December 22nd, 2025

Agency Yearbook - 2025 Wrapped

Article Length
4 min read
Author
Amber Bonney

2025. Mic dropped.

Insert Amber sauntering off the stage with body language that implies relief, fatigue, pride and a little bit of WTF. Thank you, the skill of this multi-dimensional look is definitely a gift.

I know I am not alone when I say 2025 has been a feral see saw between feast and famine in business, and both have their benefits and stressors. It’s felt like living inside a WhatsApp group chat called “Future Marketing”, where half the messages were “AI will save us”, the other half were “AI will destroy creativity”, and in between we were just trying to get briefs approved, pipeline consistent and people engaged and content. Somewhere amongst this chaos, The Edison Agency did what we do best:

we rewired;
we explored;
we rebelled (politely… mostly);
we prototyped new products; and
we doubled down on doing the best work possible within the sometimes ungodly restraints of time, budget, research outcomes and briefs.

This was the year of progress over perfection, not as a wanky tagline, but as a legitimate enterprise motto. We re-examined how we work, who we work with, and what we’re willing to say no to.  

In the middle of all that, we kept our promise to design for good – not as performative act but as a line item in our P&L. In FY25 we committed a min of 3% of our revenue to social and environmental impact, investing over $418,000 into training, advocacy, strategy and design to organisations like Fitted for Work, Next Steps Australia, Red Frogs, The Good Machine, Never Not Creative and more. That’s not charity, that’s co-building the kind of world we actually want to design for.

The paid work? Big, diverse and mostly satisfyingly complex. We pushed distinction and re-shaped meaning for brands like Kettle Chips, Bega, Dairy Farmers, Sumo Energy, Tip Top and Australis – projects that prove mainstream doesn’t have to mean mediocre, and “familiar” doesn’t have to be boring. We amped up our writing, we launched season 3 of the Bite Big Podcast (have a listen over the break and tell your friends) and there are new products on the way for 2026.

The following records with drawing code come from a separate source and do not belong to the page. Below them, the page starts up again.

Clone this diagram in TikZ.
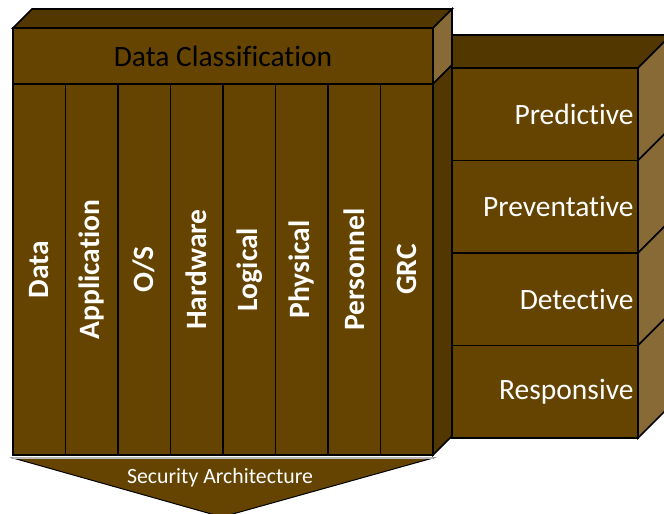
\documentclass[tikz,border=0pt]{standalone}
\usepackage{fontspec}
\setmainfont[Ligatures={NoCommon}]{Carlito}
\usepackage{tikz}
\usetikzlibrary{positioning,calc}
\definecolor{brfront}{HTML}{654300}
\definecolor{brtop}{HTML}{533700}
\definecolor{brside}{HTML}{886A37}
\tikzstyle{face} = [draw=black,line width=1.7pt,line join=miter]
\tikzstyle{classbox} = [face,fill=brfront,minimum width=420pt,minimum height=56pt,inner sep=0pt,outer sep=0pt,font=\fontsize{29.5}{32}\selectfont]
\tikzstyle{pillar} = [face,fill=brfront,minimum width=52.5pt,minimum height=371pt,inner sep=0pt,outer sep=0pt,text=white,font=\fontsize{29.5}{32}\selectfont\bfseries]
\tikzstyle{layer} = [face,fill=brfront,minimum width=187pt,minimum height=92.5pt,text width=178pt,align=right,inner sep=4.5pt,outer sep=0pt,text=white,font=\fontsize{29.5}{32}\selectfont]

\begin{document}
\begin{tikzpicture}[x=1pt,y=-1pt,node distance=0pt]
\clip (0,0) rectangle (664,514);
% response layers (right block)
\node[layer,anchor=north west] (pred) at (451,68) {Predictive};
\node[layer] (prev) [below = of pred] {Preventative};
\node[layer] (det) [below = of prev] {Detective};
\node[layer] (resp) [below = of det] {Responsive};
\coordinate (predcorner) at (418,68);
\draw[face,fill=brtop] (predcorner) -- ++(33,-33) -- ($(pred.north east)+(33,-33)$) -- (pred.north east) -- cycle;
\foreach \r in {pred,prev,det,resp}
  \draw[face,fill=brside] (\r.north east) -- ++(33,-33) -- ($(\r.south east)+(33,-33)$) -- (\r.south east) -- cycle;
% data classification
\node[classbox,anchor=north west] (dc) at (13,28) {Data Classification};
\draw[face,fill=brtop] (dc.north west) -- ++(19,-19) -- ($(dc.north east)+(19,-19)$) -- (dc.north east) -- cycle;
\draw[face,fill=brside] (dc.north east) -- ++(19,-19) -- ($(dc.south east)+(19,-19)$) -- (dc.south east) -- cycle;
% pillars
\node[pillar,anchor=north west] (data) at (dc.south west) {\rotatebox{90}{Data}};
\node[pillar] (app) [right = of data] {\rotatebox{90}{Application}};
\node[pillar] (os) [right = of app] {\rotatebox{90}{O/S}};
\node[pillar] (hw) [right = of os] {\rotatebox{90}{Hardware}};
\node[pillar] (logic) [right = of hw] {\rotatebox{90}{Logical}};
\node[pillar] (phys) [right = of logic] {\rotatebox{90}{Physical}};
\node[pillar] (pers) [right = of phys] {\rotatebox{90}{Personnel}};
\node[pillar] (grc) [right = of pers] {\rotatebox{90}{GRC}};
\draw[face,fill=brtop] (grc.north east) -- ++(19,-19) -- ($(grc.south east)+(19,-19)$) -- (grc.south east) -- cycle;
% security architecture arrow
\coordinate (arrowl) at ($(data.south west)+(0,3)$);
\coordinate (arrowr) at ($(grc.south east)+(0,3)$);
\coordinate (tip) at (222,517);
\draw[draw=black,line width=1pt,fill=brfront] (arrowl) -- (arrowr) -- (tip) -- cycle;
\draw[gray!55,line width=2pt] (arrowl) -- (arrowr);
\node[inner sep=0pt,text=white,font=\fontsize{21.8}{24}\selectfont] (secarch) at (220,478) {Security Architecture};
\end{tikzpicture}
\end{document}
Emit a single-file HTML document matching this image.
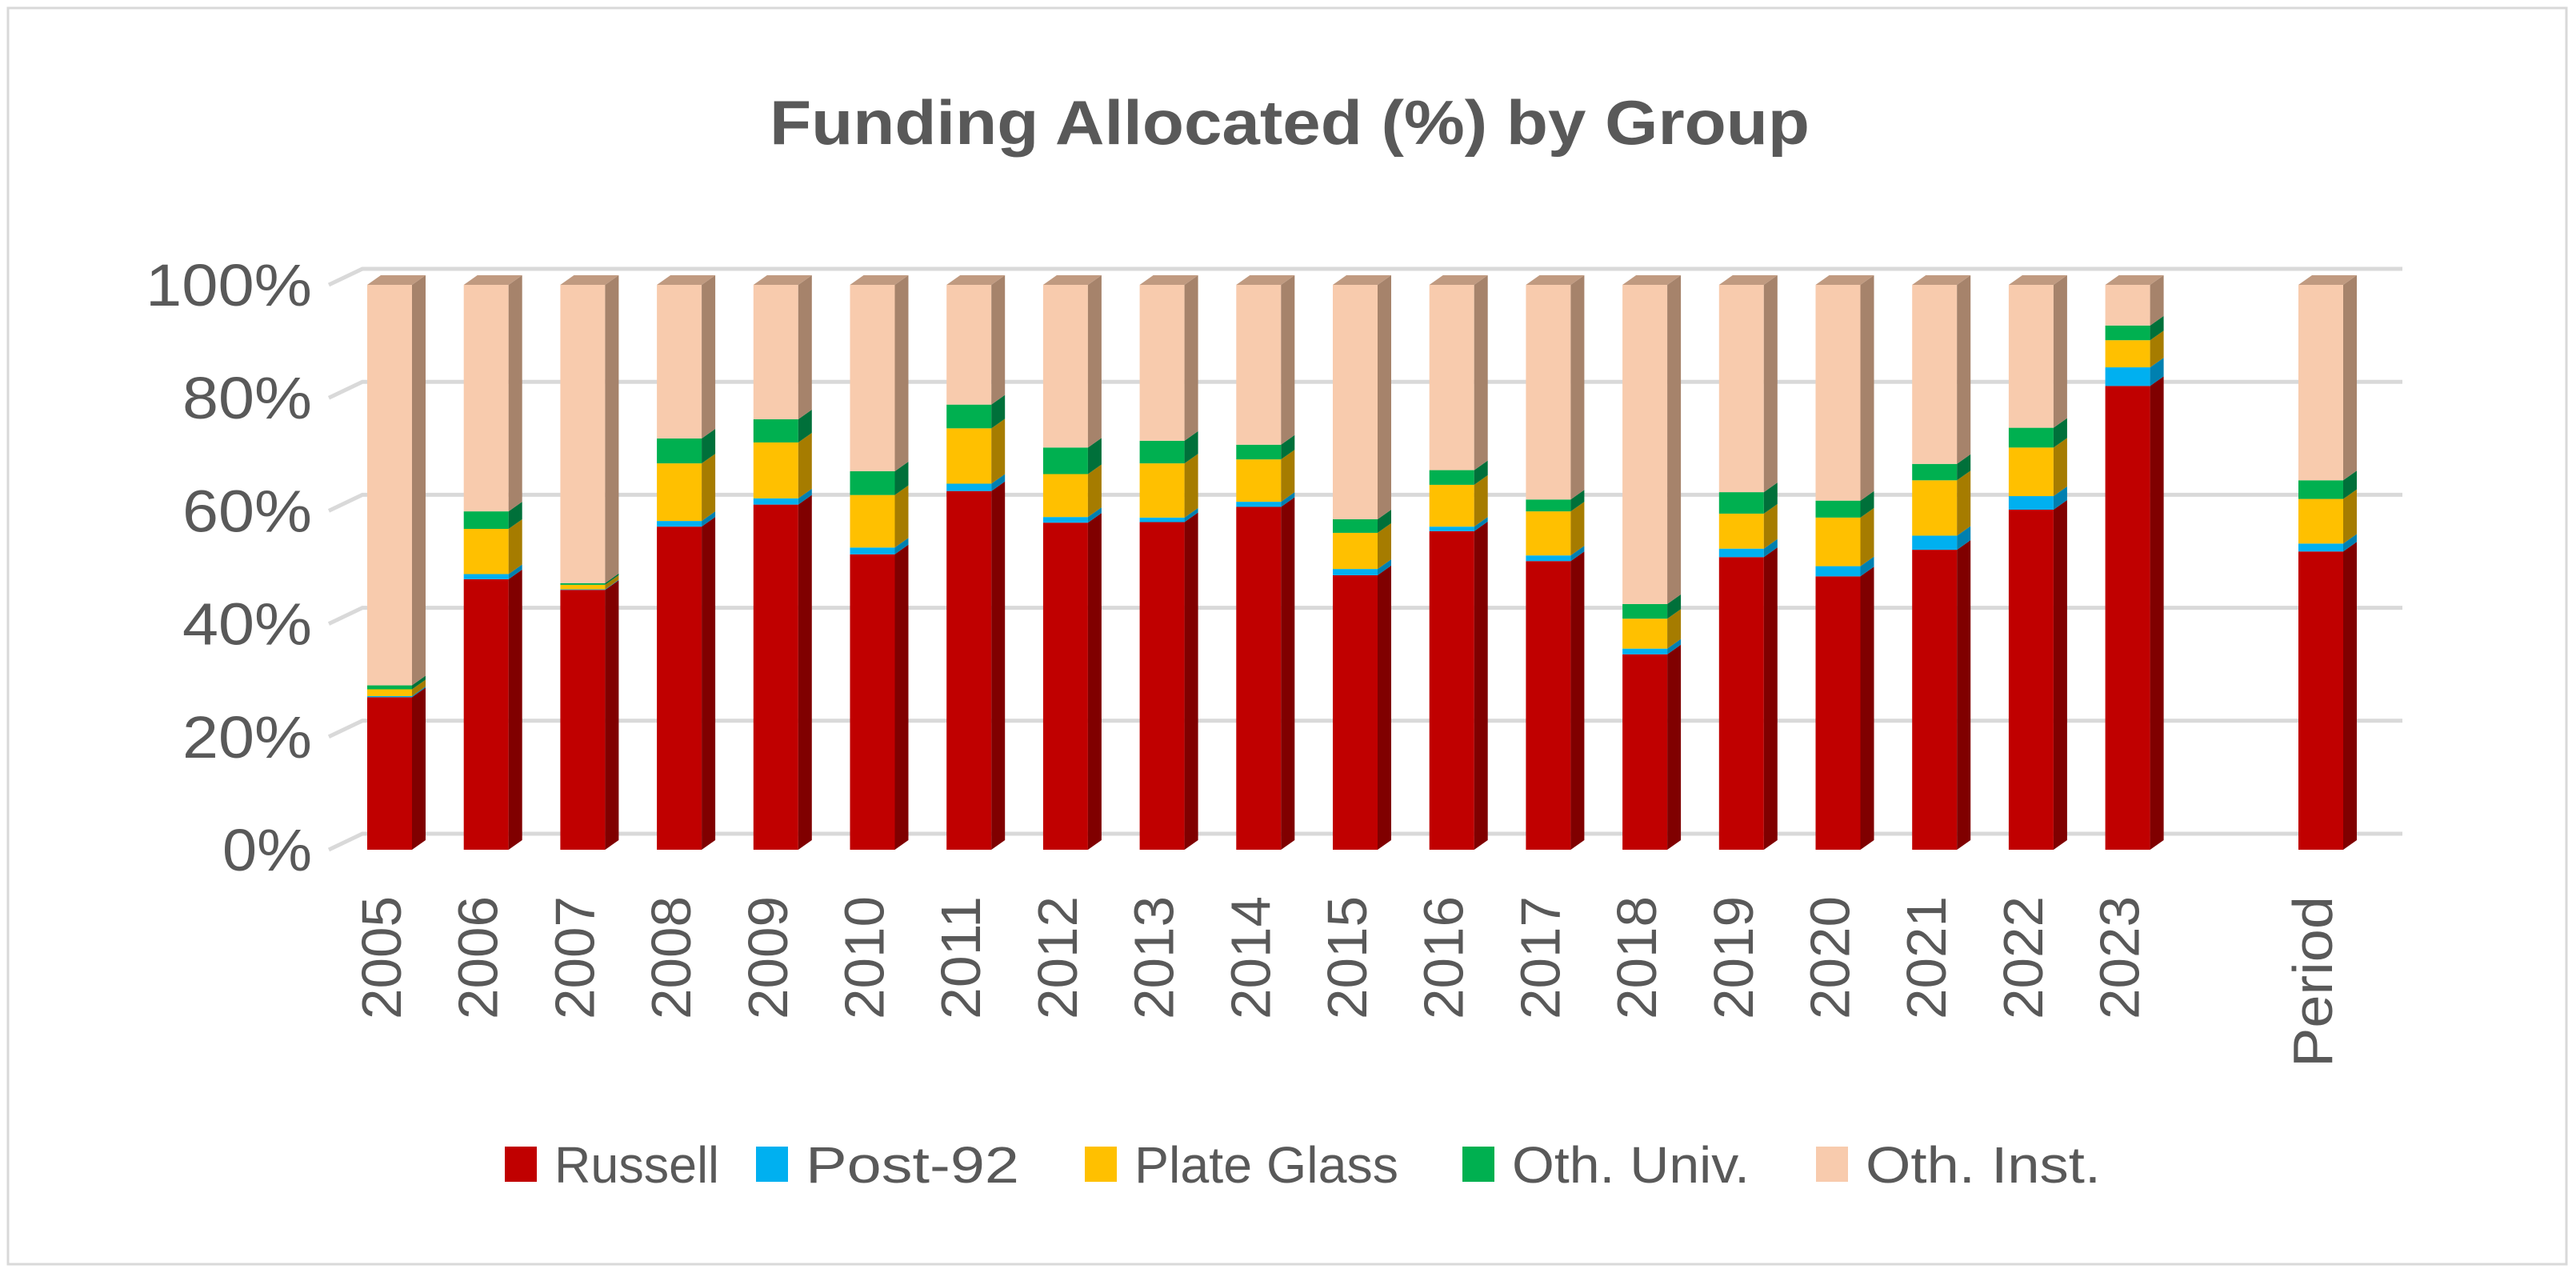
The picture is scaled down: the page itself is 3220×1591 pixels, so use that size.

The industry took notice. Transform Awards ANZ, WORLD Design Awards, Australian Design Awards, C2 Awards… there were more nights in uncomfortable shoes than my peri-menopausal feet strictly appreciated. But every shortlist and trophy is really a thank you note to the messy, iterative, occasionally sweary process it takes to get brave work made with clients who are willing to go there with us.

Community-wise, 2025 was a year of open doors and loud rooms. We welcomed the industry into our space for AGDA VIC Open Studio, showed up in conversations like “Asking for a Friend” and Design:Impact with Grubbo, mentored, taught, judged, and generally tried to leave the ladder down for the next wave of creatives. Our Design for Good program continued to back programs like NAPCAN’s Love Bites, helping young people build respectful relationships – because resilience and respect start long before a brand brief lands on a desk.

And then there’s the invisible work: the late-night deck edits, the studio giggles, the moments where someone quietly has your back in a meeting and you think, “Ah yes, these are my people.” That’s the part no award entry can fully capture.

So how do I feel standing at the edge of 2026? A little tired, a lot grateful, and weirdly optimistic. The world is complicated. The industry is in flux. But this year proved, again, that when we combine strategic rigour, creative guts and a stubborn belief that design can and should make things better, good things happen.

Here’s to more reinvention, more impact, more unsexy brands with supercharged meaning – and more women, non-binary folk and big-hearted rebels at the decision-making tables.

Same lightning. Sharper aim. Let’s go again.

Amber Bonney

The Edison team and their DIY Christmas stockings.